The summer before everything changed

What do you remember of the days leading up to 9/11?

About the author:
Jaime O’Neill is a freelance writer who contributes often to the CN&R. He lives in Magalia.

It’s fairly likely you can recall where you were when you heard the news about jetliners crashing into the World Trade Center on that morning 10 years ago when the world changed. It’s much less likely, however, that you remember much about the days leading up to that cataclysmic moment, the waning days of summer 2001.

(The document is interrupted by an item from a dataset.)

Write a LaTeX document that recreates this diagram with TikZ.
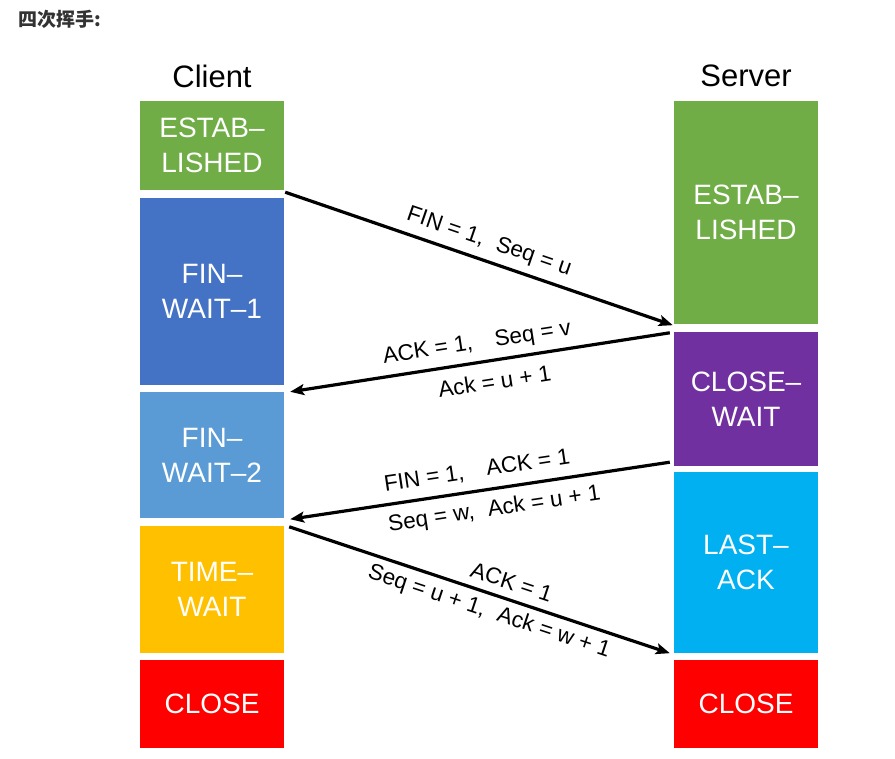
\documentclass[tikz,border=0pt]{standalone}
\usepackage{fontspec}
\setmainfont{Liberation Sans}
\newfontfamily\cjkfont{Noto Sans CJK SC}
\usetikzlibrary{arrows.meta}
\definecolor{cgreen}{HTML}{70AD47}
\definecolor{cblue}{HTML}{4472C4}
\definecolor{clblue}{HTML}{5B9BD5}
\definecolor{cyellow}{HTML}{FFC000}
\definecolor{cred}{HTML}{FF0000}
\definecolor{cpurple}{HTML}{7030A0}
\definecolor{ccyan}{HTML}{00B0F0}
\definecolor{ctitle}{HTML}{333333}
\tikzset{
  statebox/.style={rectangle, inner sep=0pt, minimum width=144pt, text=white, align=center,
    font=\fontsize{28}{35}\selectfont},
  msg/.style={line width=3.2pt, -{Stealth[length=14pt,width=11pt,inset=3pt]}},
  lbl/.style={sloped, inner sep=0pt, font=\fontsize{22.5}{26}\selectfont},
  head/.style={font=\fontsize{31}{34}\selectfont}
}
\begin{document}
\begin{tikzpicture}[x=1pt,y=-1pt]
\useasboundingbox (0,0) rectangle (895,759);
\node[anchor=west, text=ctitle, font=\cjkfont\bfseries\fontsize{19}{22}\selectfont] (title) at (15,19) {四次挥手:};
\node[head] (client) at (212,76) {Client};
\node[head] (server) at (746,76) {Server};
% client column
\node[statebox, fill=cgreen,  minimum height=89pt]  (cE)  at (212,145.5) {ESTAB–\\LISHED};
\node[statebox, fill=cblue,   minimum height=187pt] (cF1) at (212,291.5) {FIN–\\WAIT–1};
\node[statebox, fill=clblue,  minimum height=126pt] (cF2) at (212,455)   {FIN–\\WAIT–2};
\node[statebox, fill=cyellow, minimum height=127pt] (cT)  at (212,589.5) {TIME–\\WAIT};
\node[statebox, fill=cred,    minimum height=88pt]  (cC)  at (212,704)   {CLOSE};
% server column
\node[statebox, fill=cgreen,  minimum height=223pt] (sE)  at (746,212.5) {ESTAB–\\LISHED};
\node[statebox, fill=cpurple, minimum height=134pt] (sCW) at (746,399)   {CLOSE–\\WAIT};
\node[statebox, fill=ccyan,   minimum height=181pt] (sLA) at (746,562.5) {LAST–\\ACK};
\node[statebox, fill=cred,    minimum height=88pt]  (sC)  at (746,704)   {CLOSE};
% messages
\draw[msg] ([shift={(1,2)}]cE.south east) -- ([shift={(-1,1)}]sE.south west)
  node[lbl, pos=0.51, above=7pt] (m1) {FIN = 1,\hspace{0.6em}Seq = u};
\draw[msg] ([shift={(-4,1)}]sCW.north west) -- ([shift={(6,0)}]cF2.north east)
  node[lbl, pos=0.5, above=7pt] (m2a) {ACK = 1,\hspace{1em}Seq = v}
  node[lbl, pos=0.47, below=11pt] (m2b) {Ack = u + 1};
\draw[msg] ([shift={(-4,-4)}]sCW.south west) -- ([shift={(6,1)}]cF2.south east)
  node[lbl, pos=0.5, above=9pt] (m3a) {FIN = 1,\hspace{1em}ACK = 1}
  node[lbl, pos=0.47, below=9pt] (m3b) {Seq = w,\hspace{0.6em}Ack = u + 1};
\draw[msg] ([shift={(5,1)}]cT.north east) -- ([shift={(-4,0)}]sLA.south west)
  node[lbl, pos=0.57, above=8pt] (m4a) {ACK = 1}
  node[lbl, pos=0.54, below=6pt] (m4b) {Seq = u + 1,\hspace{0.6em}Ack = w + 1};
\end{tikzpicture}
\end{document}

President Bush is on vacation at his ranch in Crawford, Texas, as Sept. 11, 2001, draws near, but he makes appearances at a Target store in Kansas City on Aug. 21, speaks to the students at Crawford Elementary on Aug. 23, and gives newsmen a tour of the ranch on Aug. 25. On Aug. 16 he issues a statement in support of faith-based initiatives. On Aug. 14, he speaks about character development to people gathered at a YMCA picnic.

We will later learn that red flags are flapping throughout the intelligence community during the summer of 2001, and that worries are growing about a planned attack on U.S. soil. Those fears are included in the presidential daily briefings in August of that year. They are largely ignored.

“Hanging by a Moment” is a surprise hit for a contemporary Christian band called Lighthouse, and Nelly has a hit with “Ride Wit Me.” Christine Aguilera is heard on all the Top 40 stations singing “Come On Over Baby,” and Jon Bon Jovi has a hit with “Say It Isn’t So.”

Patricia Cornwell, John Grisham, James Patterson, and Stephen King are the authors who provide most of the books people take to the beach with them that summer.

Under the heading of déjà vu all over again, there are apes at the cineplexes that summer, just as there will be in a summer a decade yet to come. Tim Burton’s Planet of the Apes is just one of a raft of remakes and sequels that hit screens in 2001, issuing out of a Hollywood factory that seems largely bereft of new ideas. Jurassic Park 3, Rush Hour 2 and The Mummy Returns are a few of the escapist movies people are watching in the weeks leading up to an intrusive new reality from which it will be much harder to escape.

Enron, a Texas-based energy company, is in full meltdown mode, the first financial collapse of a century that is destined to be riddled with such failures throughout its first decade, all of them traceable to chicanery and insufficient regulatory oversight.

Silvio Berlusconi assumes office in Italy, Pervez Musharraf becomes president of Pakistan. Timothy McVeigh, a homegrown terrorist, is executed for the Oklahoma City bombing that had taken 168 American lives just six years earlier. The disappearance of congressional aide Chandra Levy dominates cable news, as do shark attacks off the coast of Florida.

In the summer before 9/11, no one in the general population of the world yet owns an iPod, let alone an iPhone or an iPad. You could have bought Apple stock for around $20 a share that summer. A decade hence, Apple will be selling for 20 times as much.

People who embark on a road trip in the summer of 2001 will pay about a dollar and a half for a gallon of gas. Filling the average gas tank will usually cost less than $20.

If you take a trip by plane that summer, you aren’t asked to take off your shoes or go through a scanner before boarding. Most Americans have never head of Al Qaeda or Osama bin Laden. There is no Department of Homeland Security.

Very few Americans have ever heard of “enhanced interrogation,” the euphemistic phrase for torture. “Shock and awe” has not yet become part of the national dialogue, nor has “regime change” entered most people’s consciousness.

Justin Bieber is 7 years old that summer. Lady Gaga is about to enter high school. Michelle Bachmann is serving her first term in the Minnesota Senate, and Barack Obama is virtually unknown outside of Illinois, where he is serving in his state’s Senate. Sarah Palin is mayor of Wasilla, Alaska.

Several hundred young American men and women destined to die in Iraq are about to enter their senior year of high school. Hardly any of them know the name of the country where they will lose their lives.

When that year begins, the U.S. is projected to show a budget surplus at year’s end. In August of 2001, unemployment hits 4.9 percent, the highest rate of joblessness in four years. In that same month and year, 57 percent of Americans approve of President Bush’s performance in office, an approval rating that will spike as Americans unite behind their leader after the 9/11 attacks.

CIA chief George Tenet visits the president at the ranch in Crawford in August, but he will later testify that no discussion of threats to U.S. security took place at that meeting.

Some 3,000 Americans, many of them New Yorkers, are living out the last days of the last summer they will ever know.